L’ironia, l’attenzione per piccole cose eccentriche che diventano invece fondamentali per la narrazione. La creazione di personaggi weird il giusto che si mettono a fuoco proprio attraverso teneri, sfrangiati particolari. Un certo modo di parlare con simulata nonchalance delle emozioni più importanti nell’umano sentire.
Baricco concepisce le sue storie come luoghi dove andare a disperdere se stesso in molti elementi, non mai qualcosa di decisamente autobiografico ( intanto ci garantisce che non ha nessuna intenzione di smettere di scrivere, lui ) ma un nascondiglio. Nascondersi è per lui una motivazione dello scrivere.
Un certo modo di parlare con simulata nonchalance delle emozioni più importanti nell’umano sentire
“David Barber l’aveva cercato per proporgli di scrivere il testo di una sua Cantanta. Non se n’era fatto di niente ( era una cantata per voce registrata, sifone da seltz e orchestra d’archi ), ma i due erano rimasti in contatto. David era un tipo simpatico, aveva l’hobby della caccia, e viveva circondato da cani a cui dava solo nomi di pianisti, cosa che consentiva a Jasper Gwyn di affermare, senza mentire, che una volta era stato morso da Radu Lupu.”
Tuttavia è l’interazione tra Rebecca e Mr. Gwyn, di fatto i personaggi principali della storia, che fa dell’arte dell’interruzione un territorio fertile di nuovi inizi, svolte. La ragazza che Baricco riesce a descrivere senza abbellimenti del termine come “grassa”, con la sua fisicità fuori dai canoni della perfezione estetica porta con se quella che l’autore stesso ci rivela essere la sensualità elevata di questa storia, una storia che narra di come il corpo, il contatto corporeo, abbiano molto a che vedere con la scrittura.
Di Jasper Gwyn ci rimarranno impresse a mezzo di alcune frasi asciutte non solo le cose che non vuole più fare ma anche le nuove scelte:
…prendeva treni per destinazioni vaghe…
Gli sarebbe piaciuto fare il copista, non era un mestiere vero, se ne rendeva conto, ma c’era un riverbero in quella parola che lo convinceva…

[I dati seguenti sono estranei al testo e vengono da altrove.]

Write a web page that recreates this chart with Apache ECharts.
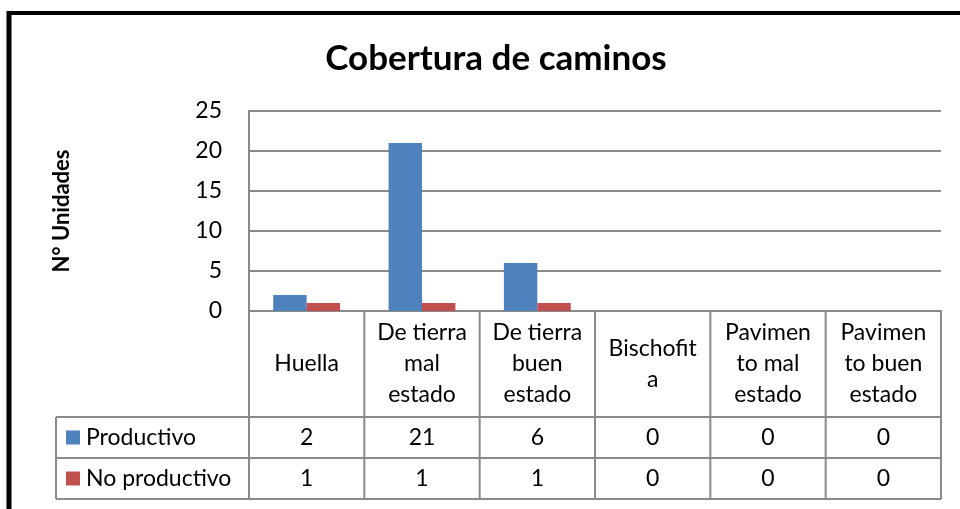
<!DOCTYPE html>
<html><head><meta charset="utf-8">
<script src="https://cdn.jsdelivr.net/npm/echarts@6/dist/echarts.min.js"></script>
<style>html,body{margin:0;padding:0;background:#fff}#c{width:960px;height:509px}</style>
</head><body><div id="c"></div>
<script>
var categories = ["Huella","De tierra\nmal\nestado","De tierra\nbuen\nestado","Bischofit\na","Pavimen\nto mal\nestado","Pavimen\nto buen\nestado"];
var seriesNames = ["Productivo","No productivo"];
var productivo = [2,21,6,0,0,0];
var noProductivo = [1,1,1,0,0,0];
var yTicks = [0,5,10,15,20,25];
var colors = ["#4F81BD","#C0504D"];
var FONT = "Lato";
var GRID_COL = "#8a8a8a";

var chart = echarts.init(document.getElementById('c'));
chart.setOption({
  animation:false,
  title:{text:"Cobertura de caminos",left:491,top:36,textAlign:'center',
    textStyle:{fontFamily:FONT,fontWeight:'bold',fontSize:35,color:'#000'}},
  grid:{left:249,right:19,top:111,bottom:198},
  xAxis:{type:'category',data:categories,
    axisLine:{lineStyle:{color:GRID_COL,width:2}},axisTick:{show:false},axisLabel:{show:false}},
  yAxis:{type:'value',min:yTicks[0],max:yTicks[yTicks.length-1],interval:5,
    name:"N° Unidades",nameLocation:'middle',nameGap:176,nameRotate:90,
    nameTextStyle:{fontFamily:FONT,fontWeight:'bold',fontSize:22,color:'#000'},
    axisLine:{show:true,lineStyle:{color:GRID_COL,width:2}},axisTick:{show:false},
    splitLine:{lineStyle:{color:GRID_COL,width:2}},
    axisLabel:{fontFamily:FONT,fontSize:23,color:'#000',margin:27}},
  series:[
    {name:seriesNames[0],type:'bar',data:productivo,barGap:'0%',barCategoryGap:'42%',itemStyle:{color:colors[0]}},
    {name:seriesNames[1],type:'bar',data:noProductivo,barGap:'0%',barCategoryGap:'42%',itemStyle:{color:colors[1]}}
  ]
});

var c0 = chart.convertToPixel({xAxisIndex:0},0);
var c1 = chart.convertToPixel({xAxisIndex:0},1);
var band = c1 - c0;
var y0 = chart.convertToPixel({yAxisIndex:0},0);
var gLeft = c0 - band/2;
var gRight = gLeft + band*categories.length;
var headH = 106, rowH = 41, tableLeft = 56;
var rowTops = [y0+headH, y0+headH+rowH, y0+headH+2*rowH];
var els = [];
function line(x1,y1,x2,y2){els.push({type:'line',shape:{x1:x1,y1:y1,x2:x2,y2:y2},style:{stroke:GRID_COL,lineWidth:2},silent:true});}
rowTops.forEach(function(y){line(tableLeft,y,gRight,y);});
line(tableLeft,rowTops[0],tableLeft,rowTops[2]);
for(var i=0;i<=categories.length;i++){
  var x = gLeft + band*i;
  line(x,y0,x,rowTops[2]);
}
function txt(t,x,y,align){els.push({type:'text',x:x,y:y,style:{text:t,fontFamily:FONT,fontSize:23,fill:'#000',align:align||'center',verticalAlign:'middle',lineHeight:31},silent:true});}
categories.forEach(function(cat,i){
  txt(cat, gLeft+band*(i+0.5), y0+headH/2);
  txt(String(productivo[i]), gLeft+band*(i+0.5), rowTops[0]+rowH/2);
  txt(String(noProductivo[i]), gLeft+band*(i+0.5), rowTops[1]+rowH/2);
});
[productivo,noProductivo].forEach(function(arr,k){
  var cy = rowTops[k]+rowH/2;
  els.push({type:'rect',shape:{x:66,y:cy-7,width:14,height:14},style:{fill:colors[k]},silent:true});
  txt(seriesNames[k],86,cy,'left');
});
els.push({type:'line',shape:{x1:9,y1:11,x2:9,y2:509},style:{stroke:'#000',lineWidth:5},silent:true});
els.push({type:'line',shape:{x1:7,y1:13,x2:960,y2:13},style:{stroke:'#000',lineWidth:4},silent:true});
chart.setOption({graphic:{elements:els}});
</script></body></html>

Ritratti… non si tratterebbe di quadri. Vorrei scrivere dei ritratti… tutto il resto sarebbe come i quadri… lo studio, il modello, sarebbe tutto uguale.
Quello che aveva in mente di chiedergli non era soltanto una luce molto particolare – infantile, avrebbe spiegato – ma soprattutto una luce che durasse un certo tempo determinato. Voleva lampadine che morissero dopo trentadue giorni di funzionamento.
…prendeva treni per destinazioni vaghe…
E’ bastato sedersi lì, guardare il volto sornione di Baricco l’affabulatore, sentirgli scivolare la zeta di pazzesco, calcare la gi di geniale. Ridere di gusto delle sue boutade, riconoscere immutati i temi autoironici e la passione per certi particolari del vissuto di un uomo che potrebbero sembrare marginali ad altri ma nella sua scrittura acquistano il respiro lento e solenne dell’importanza. E’ bastato poco per avere tangibile l’impressione di stare sulle nostre seggioline a Corso Dante , per capirmi privilegiata di quel tempo torinese in cui Alessandro ci faceva dono della sua passione per le narrazioni e noi vivevamo immersi nella scrittura e nella vita culturale torinese.
era una cantata per voce registrata, sifone da seltz e orchestra d’archi
Prima l’interruzione del master dopo il primo anno, per passare ai corsi di scritture finalizzate. Poi una del tutto simile alla scelta fatta da Mr. Gwyn. Il posare la penna per quasi quindici anni e mettersi a fare altro.
Baricco mi confessa che è incuriosito dai percorsi affatto lineari che molti di noi alunni della Holden abbiamo affrontato usciti da là.
Forse qui sta il segreto, forse questo lui è riuscito a insegnarci davvero. Che la “cosa” che vogliamo fare sta sempre un po’ spostata di fianco, e l’arrivarci è fatto di affascinanti digressioni che poi ti portano naturalmente a comprenderla meglio. E a farla accadere proprio nel momento giusto.